Even as, hours later, my lap and heart made room for a new friend, I wondered about you. Were you looking for me? Would you be happy? I stopped worrying when my uncle called to tell me that the first thing you did when you arrived at your new home was jump on the couch and knock over the Emmy Award statuette my uncle had received for his graphics work for NBC during the 1992 Olympic Games. I was mortified; you shrugged it off with one dismissive tail-wag. The fact that they kept you after that is a true testament to how easily people fell in love with you. I’d spend the next six years receiving regular bulletins from my family about your adventures in retirement, which consisted primarily of indulging in the forbidden fruits of a working dog: sleeping on furniture, feasting on table scraps, and being generally lazy. True to your nature, however, you continued to live a life of service to others, devoting yourself to the business of loving your family with the dedication of one who takes pride in having a job to do, even if that job was as simple as being there with a wet tongue and a wagging tail at the end of a long day. You approached life with a Zen-like calm that I always envied and never mastered. You left indelible pawprints on the world and the hearts of everyone whose hand you licked.

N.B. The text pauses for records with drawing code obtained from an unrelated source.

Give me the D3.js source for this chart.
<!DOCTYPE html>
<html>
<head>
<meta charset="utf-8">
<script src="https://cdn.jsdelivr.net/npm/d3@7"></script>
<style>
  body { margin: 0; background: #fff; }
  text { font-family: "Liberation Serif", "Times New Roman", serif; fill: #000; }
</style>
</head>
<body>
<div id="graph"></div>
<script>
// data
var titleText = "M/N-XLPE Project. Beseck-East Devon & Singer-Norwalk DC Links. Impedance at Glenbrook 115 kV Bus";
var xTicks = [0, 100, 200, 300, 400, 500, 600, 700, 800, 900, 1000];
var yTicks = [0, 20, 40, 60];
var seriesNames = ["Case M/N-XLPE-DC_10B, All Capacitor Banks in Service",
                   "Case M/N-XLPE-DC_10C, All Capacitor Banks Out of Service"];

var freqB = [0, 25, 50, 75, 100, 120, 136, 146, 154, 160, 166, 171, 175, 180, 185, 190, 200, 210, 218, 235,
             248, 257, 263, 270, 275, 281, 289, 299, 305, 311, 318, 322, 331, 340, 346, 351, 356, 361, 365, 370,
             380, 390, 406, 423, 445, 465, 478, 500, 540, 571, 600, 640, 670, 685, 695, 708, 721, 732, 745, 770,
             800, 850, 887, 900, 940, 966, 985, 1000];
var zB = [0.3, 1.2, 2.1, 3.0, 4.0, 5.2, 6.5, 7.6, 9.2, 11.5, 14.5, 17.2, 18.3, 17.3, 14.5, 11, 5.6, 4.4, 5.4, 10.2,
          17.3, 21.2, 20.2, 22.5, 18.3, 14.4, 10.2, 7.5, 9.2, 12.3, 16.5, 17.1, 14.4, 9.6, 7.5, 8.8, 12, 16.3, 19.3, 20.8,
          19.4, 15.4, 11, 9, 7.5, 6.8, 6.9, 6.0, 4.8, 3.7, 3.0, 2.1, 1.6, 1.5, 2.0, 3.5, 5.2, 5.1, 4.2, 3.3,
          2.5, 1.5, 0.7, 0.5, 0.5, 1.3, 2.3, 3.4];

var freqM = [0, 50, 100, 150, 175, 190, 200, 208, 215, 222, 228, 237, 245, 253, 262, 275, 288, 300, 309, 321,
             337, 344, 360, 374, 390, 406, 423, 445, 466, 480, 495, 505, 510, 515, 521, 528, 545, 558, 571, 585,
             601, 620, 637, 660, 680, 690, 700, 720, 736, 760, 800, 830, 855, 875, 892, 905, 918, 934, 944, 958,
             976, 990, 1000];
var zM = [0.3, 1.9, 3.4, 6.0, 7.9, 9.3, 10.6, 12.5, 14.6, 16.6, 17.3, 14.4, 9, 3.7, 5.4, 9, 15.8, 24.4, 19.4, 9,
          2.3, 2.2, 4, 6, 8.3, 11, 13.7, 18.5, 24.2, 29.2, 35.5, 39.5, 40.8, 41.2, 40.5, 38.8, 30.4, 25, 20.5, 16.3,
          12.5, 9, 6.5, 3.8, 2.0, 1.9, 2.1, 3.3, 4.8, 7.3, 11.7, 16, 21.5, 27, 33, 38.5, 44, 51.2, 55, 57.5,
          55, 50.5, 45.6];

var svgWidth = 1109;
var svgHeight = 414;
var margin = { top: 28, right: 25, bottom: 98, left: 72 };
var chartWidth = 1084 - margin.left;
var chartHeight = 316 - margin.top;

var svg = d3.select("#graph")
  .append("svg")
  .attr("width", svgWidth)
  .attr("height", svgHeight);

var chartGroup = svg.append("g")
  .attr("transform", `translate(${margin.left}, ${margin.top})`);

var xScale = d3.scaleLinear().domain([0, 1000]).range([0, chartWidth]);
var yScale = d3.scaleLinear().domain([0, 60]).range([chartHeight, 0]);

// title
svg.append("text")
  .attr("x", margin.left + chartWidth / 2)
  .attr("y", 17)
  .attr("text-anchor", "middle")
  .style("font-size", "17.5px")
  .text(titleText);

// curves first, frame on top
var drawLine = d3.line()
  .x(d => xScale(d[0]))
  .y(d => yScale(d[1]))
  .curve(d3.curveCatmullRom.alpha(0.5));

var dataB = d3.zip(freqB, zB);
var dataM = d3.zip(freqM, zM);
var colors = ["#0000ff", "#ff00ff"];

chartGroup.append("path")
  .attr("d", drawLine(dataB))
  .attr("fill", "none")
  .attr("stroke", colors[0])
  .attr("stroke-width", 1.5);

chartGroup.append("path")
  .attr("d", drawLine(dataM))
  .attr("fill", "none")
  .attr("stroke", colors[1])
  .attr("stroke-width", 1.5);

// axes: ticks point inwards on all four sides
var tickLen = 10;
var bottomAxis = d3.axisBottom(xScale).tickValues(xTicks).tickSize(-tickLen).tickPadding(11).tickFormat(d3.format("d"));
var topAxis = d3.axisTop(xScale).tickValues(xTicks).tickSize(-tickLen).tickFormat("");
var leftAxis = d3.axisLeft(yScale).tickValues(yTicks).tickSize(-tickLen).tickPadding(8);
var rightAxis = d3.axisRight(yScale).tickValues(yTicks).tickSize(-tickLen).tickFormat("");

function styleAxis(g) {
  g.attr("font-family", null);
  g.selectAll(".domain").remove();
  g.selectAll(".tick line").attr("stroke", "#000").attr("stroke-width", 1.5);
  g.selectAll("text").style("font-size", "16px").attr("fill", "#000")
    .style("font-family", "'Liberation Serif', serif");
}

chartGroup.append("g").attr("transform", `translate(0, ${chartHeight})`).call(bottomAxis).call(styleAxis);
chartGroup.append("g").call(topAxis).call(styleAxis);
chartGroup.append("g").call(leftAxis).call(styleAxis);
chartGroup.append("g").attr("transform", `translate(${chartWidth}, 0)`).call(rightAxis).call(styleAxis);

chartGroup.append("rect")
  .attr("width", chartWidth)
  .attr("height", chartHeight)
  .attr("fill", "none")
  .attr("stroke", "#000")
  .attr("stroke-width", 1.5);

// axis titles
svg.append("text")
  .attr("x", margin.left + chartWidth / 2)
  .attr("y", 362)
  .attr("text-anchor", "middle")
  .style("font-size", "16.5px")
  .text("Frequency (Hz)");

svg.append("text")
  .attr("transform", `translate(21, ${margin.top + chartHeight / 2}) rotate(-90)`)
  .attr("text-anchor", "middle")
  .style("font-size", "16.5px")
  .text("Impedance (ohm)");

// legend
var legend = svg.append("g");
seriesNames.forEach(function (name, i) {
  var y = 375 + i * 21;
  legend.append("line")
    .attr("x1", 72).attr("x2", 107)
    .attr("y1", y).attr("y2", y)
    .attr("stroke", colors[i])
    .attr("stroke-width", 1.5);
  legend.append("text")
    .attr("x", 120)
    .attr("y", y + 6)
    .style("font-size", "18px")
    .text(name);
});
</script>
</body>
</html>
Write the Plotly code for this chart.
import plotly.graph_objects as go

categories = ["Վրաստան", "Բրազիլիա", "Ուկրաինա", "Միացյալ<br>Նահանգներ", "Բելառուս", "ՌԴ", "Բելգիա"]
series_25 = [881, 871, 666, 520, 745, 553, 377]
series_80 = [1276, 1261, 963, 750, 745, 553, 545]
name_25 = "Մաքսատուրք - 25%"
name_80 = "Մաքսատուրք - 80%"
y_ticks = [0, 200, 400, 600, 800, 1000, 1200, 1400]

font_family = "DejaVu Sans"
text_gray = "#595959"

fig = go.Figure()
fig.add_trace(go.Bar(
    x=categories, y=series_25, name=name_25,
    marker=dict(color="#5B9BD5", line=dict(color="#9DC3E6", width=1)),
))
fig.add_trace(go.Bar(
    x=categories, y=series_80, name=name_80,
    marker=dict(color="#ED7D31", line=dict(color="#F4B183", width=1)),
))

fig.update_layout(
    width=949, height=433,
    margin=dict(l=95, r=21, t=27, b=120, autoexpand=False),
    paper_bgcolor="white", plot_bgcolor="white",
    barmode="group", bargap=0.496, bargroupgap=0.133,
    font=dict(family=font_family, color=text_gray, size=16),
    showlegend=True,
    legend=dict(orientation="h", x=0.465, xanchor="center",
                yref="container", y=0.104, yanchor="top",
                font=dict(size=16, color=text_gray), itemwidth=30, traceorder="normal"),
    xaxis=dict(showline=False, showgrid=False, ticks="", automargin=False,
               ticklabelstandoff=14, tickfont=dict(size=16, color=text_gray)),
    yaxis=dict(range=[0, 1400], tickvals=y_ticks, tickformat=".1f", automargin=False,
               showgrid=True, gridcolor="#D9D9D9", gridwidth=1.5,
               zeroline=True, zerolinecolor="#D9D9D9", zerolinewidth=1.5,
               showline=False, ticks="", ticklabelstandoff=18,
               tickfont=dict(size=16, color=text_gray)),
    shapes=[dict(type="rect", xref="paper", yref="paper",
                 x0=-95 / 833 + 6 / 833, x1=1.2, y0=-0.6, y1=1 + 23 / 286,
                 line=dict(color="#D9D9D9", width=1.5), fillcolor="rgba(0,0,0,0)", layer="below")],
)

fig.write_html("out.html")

When, several weeks ago, it came time for you to leave us, you made your exit as you did all things—in your way, on your terms. Under no circumstances would you forgo your last bowl of kibble; the journey across the Rainbow Bridge was long, after all, and you needed sustenance. I laughed when I learned that, on arriving at the vet for the last time, you wouldn’t settle until you’d shoved your head into a box of blankets for one last, great sniff, and finally, when you were ready, you lay down. I wasn’t surprised to be told that the last look in your philosophical brown eyes was one of all-knowing peace: “I was given a job, I did what I came here to do, and now it’s time for me to leave.”

Some religious doctrine tells us that dogs have no afterlife because they have no souls, but a dog is the absolute embodiment of unconditional love, and what is the soul if not a reflection of God’s love? You were formed for a purpose by the Creator of all things, and I can do no less than believe that when your soul crossed that rainbow bridge, the Creator was there to greet you with a much-deserved pat for a job well done. May you have endless space to run, your wishbones have eternal flavor, your ears be always scratched, and your tail wag eternally.